As was explained in the video clips, the notes that have been removed from Level 4 to give Level 2 are passing notes, which lead in each case between different versions of the same chord. Even though these ‘passing harmonies’ are consonant within the score (at the foreground), we might say that these notes are dissonant at the deeper level. Strictly speaking, this means that Level 2 is a middleground structure, whilst Level 4 is a foreground structure.

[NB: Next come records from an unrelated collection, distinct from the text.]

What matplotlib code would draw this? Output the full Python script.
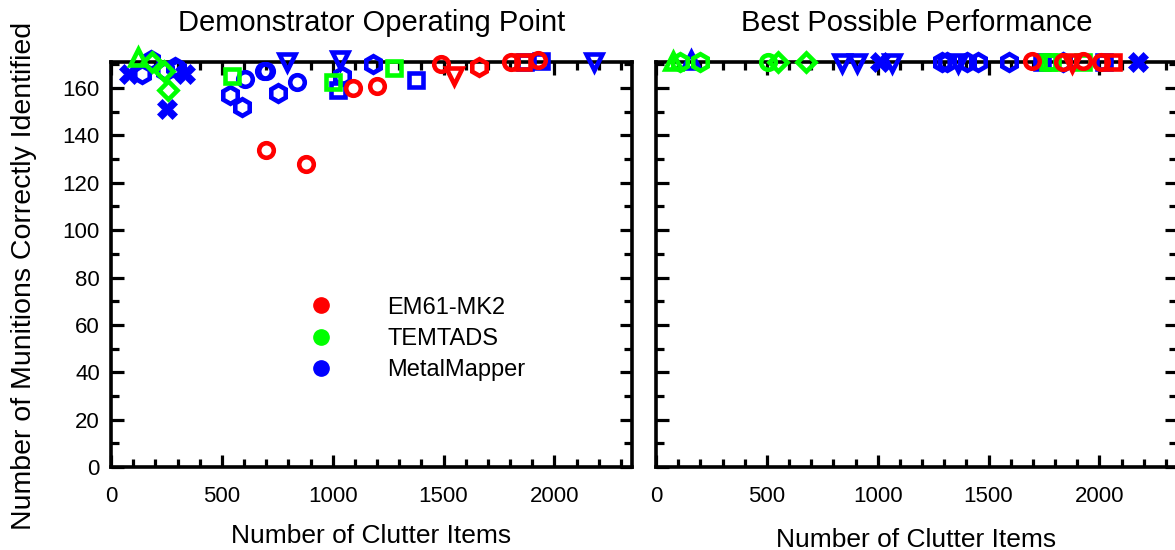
import matplotlib
matplotlib.use('Agg')
import matplotlib.pyplot as plt
from matplotlib.lines import Line2D
from matplotlib.ticker import MultipleLocator

plt.rcParams['font.family'] = ['Liberation Sans', 'DejaVu Sans']

# left panel: demonstrator operating point
em61_x = [700, 880, 1090, 1200, 1490, 1545, 1660, 1804, 1857, 1924]
em61_y = [134, 128, 160, 161, 170, 165, 169, 171, 171, 172]
em61_m = ['o', 'o', 'o', 'o', 'o', 'v', 'h', 'o', 's', 'o']

tem_x = [122, 185, 240, 258, 545, 1000, 1275]
tem_y = [173, 171, 167, 159, 165, 162.5, 168.5]
tem_m = ['^', 'D', 'D', 'D', 's', 's', 's']

mm_x = [81, 140, 180, 244, 253, 289, 298, 335, 538, 592, 606, 690, 700, 755,
        795, 840, 1026, 1040, 1035, 1184, 1374, 1867, 1939, 2179]
mm_y = [166, 166, 172, 167, 151, 169, 168, 166, 157, 152, 164, 167, 167, 158,
        171, 162.5, 159, 165, 172, 170, 163.5, 171, 171.5, 171]
mm_m = ['X', 'h', 'h', 'h', 'X', 'h', 'h', 'X', 'h', 'h', 'o', 'o', 'o', 'h',
        'v', 'o', 's', 'h', 'v', 'h', 's', 's', 's', 'v']

# right panel: best possible performance
em61_best_x = [1696, 1836, 1877, 1928, 2005, 2063]
em61_best_y = [171.5, 171, 170.5, 171.5, 171, 171]
em61_best_m = ['o', 'o', 'v', 'o', 'o', 's']

tem_best_x = [77, 108, 199, 505, 550, 675, 1770, 1788, 1928]
tem_best_y = [171.5, 171, 171, 171, 171, 171, 171, 171, 171]
tem_best_m = ['^', 'h', 'h', 'o', 'D', 'D', 's', 's', 's']

mm_best_x = [157, 838, 906, 1011, 1064, 1290, 1312, 1364, 1402, 1454, 1591,
             1741, 1836, 2022, 2176]
mm_best_y = [172, 170.5, 170.5, 171, 170.5, 171, 171, 170.5, 171, 171, 171,
             171, 171, 171, 171]
mm_best_m = ['^', 'v', 'v', 'X', 'v', 'h', 'h', 'v', 'h', 'h', 'h',
             's', 'h', 's', 'X']

labels = ['EM61-MK2', 'TEMTADS', 'MetalMapper']
colors = ['#ff0000', '#00ff00', '#0000ff']

# marker sizes so that the shapes look about the same size
sizes = {'X': 15, 'h': 12, 'o': 10.5, 's': 10.5, 'D': 9.5, '^': 11, 'v': 11}


def draw(ax, xs, ys, ms, c):
    for x, y, m in zip(xs, ys, ms):
        filled = m == 'X'
        ax.plot([x], [y], marker=m, ls='none', ms=sizes[m],
                mew=3.3 if not filled else 0.5, mec=c,
                mfc=c if filled else 'none', clip_on=False, zorder=5)


def style(ax, ylabels=True):
    ax.set_xlim(0, 2350)
    ax.set_ylim(0, 171)
    ax.xaxis.set_major_locator(MultipleLocator(500))
    ax.xaxis.set_minor_locator(MultipleLocator(100))
    ax.yaxis.set_major_locator(MultipleLocator(20))
    ax.yaxis.set_minor_locator(MultipleLocator(10))
    ax.tick_params(which='both', direction='in', top=True, right=True,
                   width=2.3, labelsize=16)
    ax.tick_params(axis='x', pad=14)
    ax.tick_params(axis='y', pad=8)
    ax.tick_params(which='major', length=9)
    ax.tick_params(which='minor', length=6)
    if not ylabels:
        ax.tick_params(labelleft=False)
    for s in ax.spines.values():
        s.set_linewidth(2.6)


fig = plt.figure(figsize=(11.75, 5.5), dpi=100)
ax1 = fig.add_axes([111 / 1175, 83 / 550, 521 / 1175, 405 / 550])
ax2 = fig.add_axes([656 / 1175, 83 / 550, 521 / 1175, 405 / 550])

draw(ax1, mm_x, mm_y, mm_m, colors[2])
draw(ax1, em61_x, em61_y, em61_m, colors[0])
draw(ax1, tem_x, tem_y, tem_m, colors[1])

draw(ax2, mm_best_x, mm_best_y, mm_best_m, colors[2])
draw(ax2, tem_best_x, tem_best_y, tem_best_m, colors[1])
draw(ax2, em61_best_x, em61_best_y, em61_best_m, colors[0])

style(ax1)
style(ax2, ylabels=False)

ax1.set_title('Demonstrator Operating Point', fontsize=21, pad=22)
ax2.set_title('Best Possible Performance', fontsize=21, pad=22)
ax1.set_xlabel('Number of Clutter Items', fontsize=19, labelpad=12)
ax2.set_xlabel('Number of Clutter Items', fontsize=19, labelpad=15)
ax1.set_ylabel('Number of Munitions Correctly Identified', fontsize=20.5)
ax1.yaxis.set_label_coords(-0.142, 0.472)

handles = [Line2D([], [], marker='o', ls='none', ms=11, color=c, mec=c)
           for c in colors]
ax1.legend(handles, labels, loc='upper left', bbox_to_anchor=(0.335, 0.45),
           frameon=False, fontsize=17, handletextpad=1.8, labelspacing=0.4,
           borderpad=0)

fig.savefig('out.png', dpi=100)
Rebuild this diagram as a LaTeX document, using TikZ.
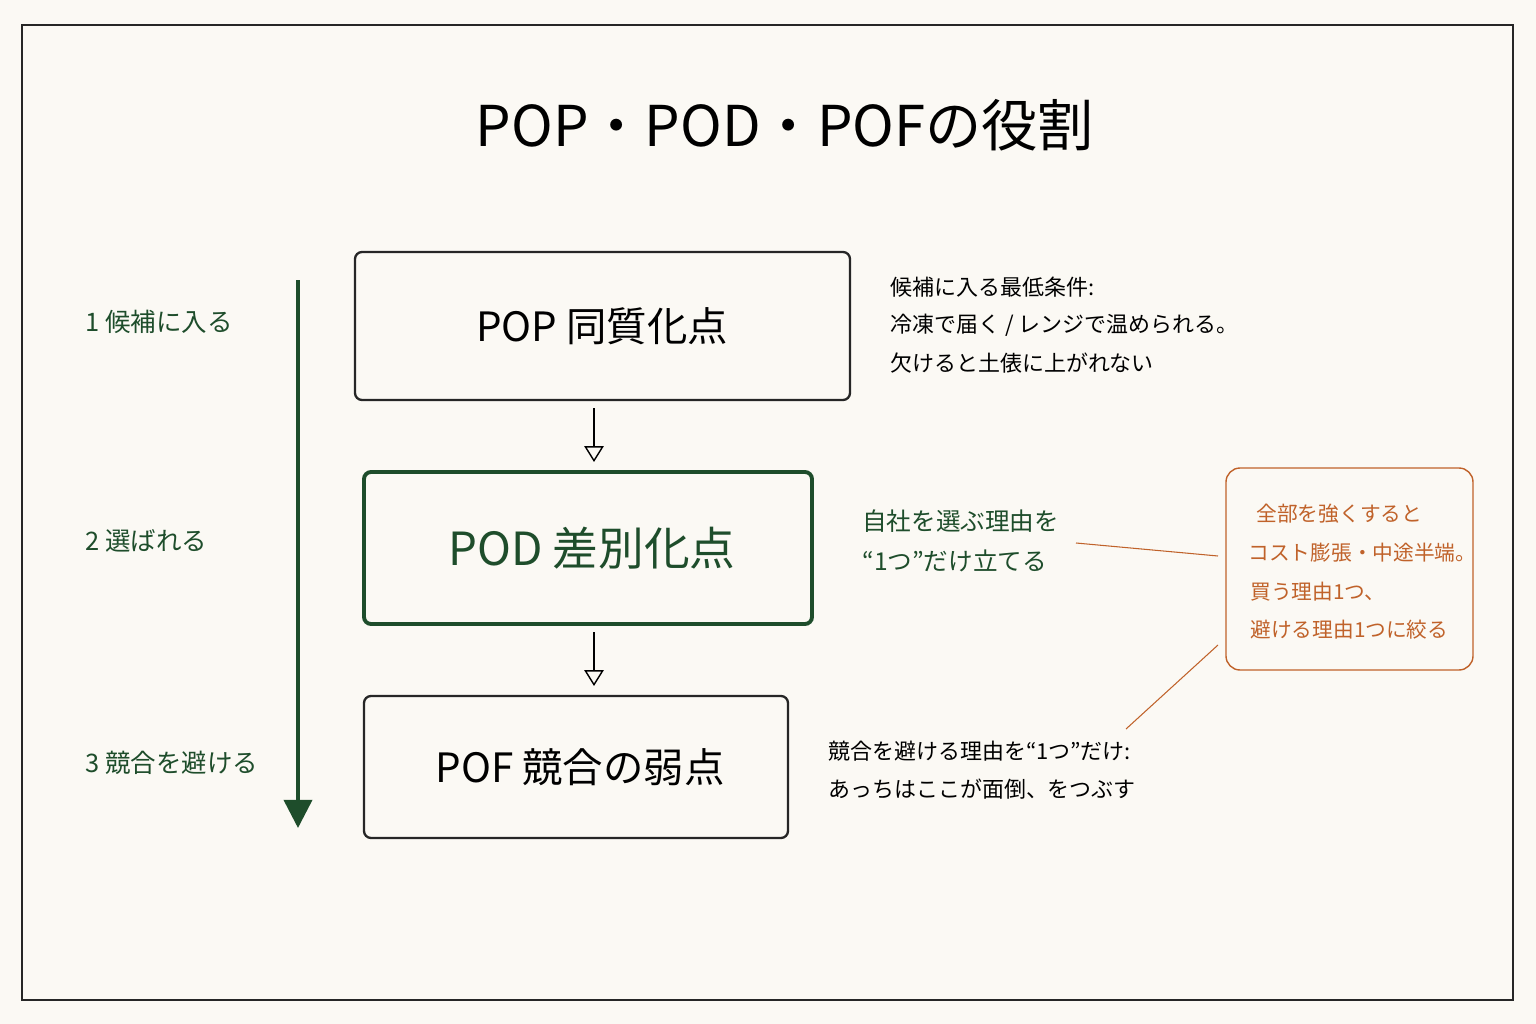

Throughout this course, you will be making distinctions between main harmonies and the subsidiary harmonies that prolong them. Just as in AA314_1, the most important consideration in doing this is to trust what your ear tells you about the music. Analysis is not a mechanical or abstract activity; it is rooted in careful listening. Always ask yourself exactly what you hear in any individual passage, and then how this can be expressed using analytical language or notation. Some new techniques will be needed to analyse middleground harmonic structures, but we will still be dealing in this course with relatively short extracts from Mozart's piano sonatas. Although I want to show how Mozart organises whole self-contained phrases, those I have chosen are no longer than eight bars. The techniques you will learn here, however, can be applied to much longer stretches of music. Do not worry, though, that you will be expected to produce complicated analytical graphs yourself. The aim of all the AA314 courses presenting voice-leading theory is to enable you to understand what an analytical graph says about the music. The analytical activities you are asked to do yourself are all directed towards this end, and as a result, there is much more emphasis on reading graphs presented to you rather than writing or annotating your own.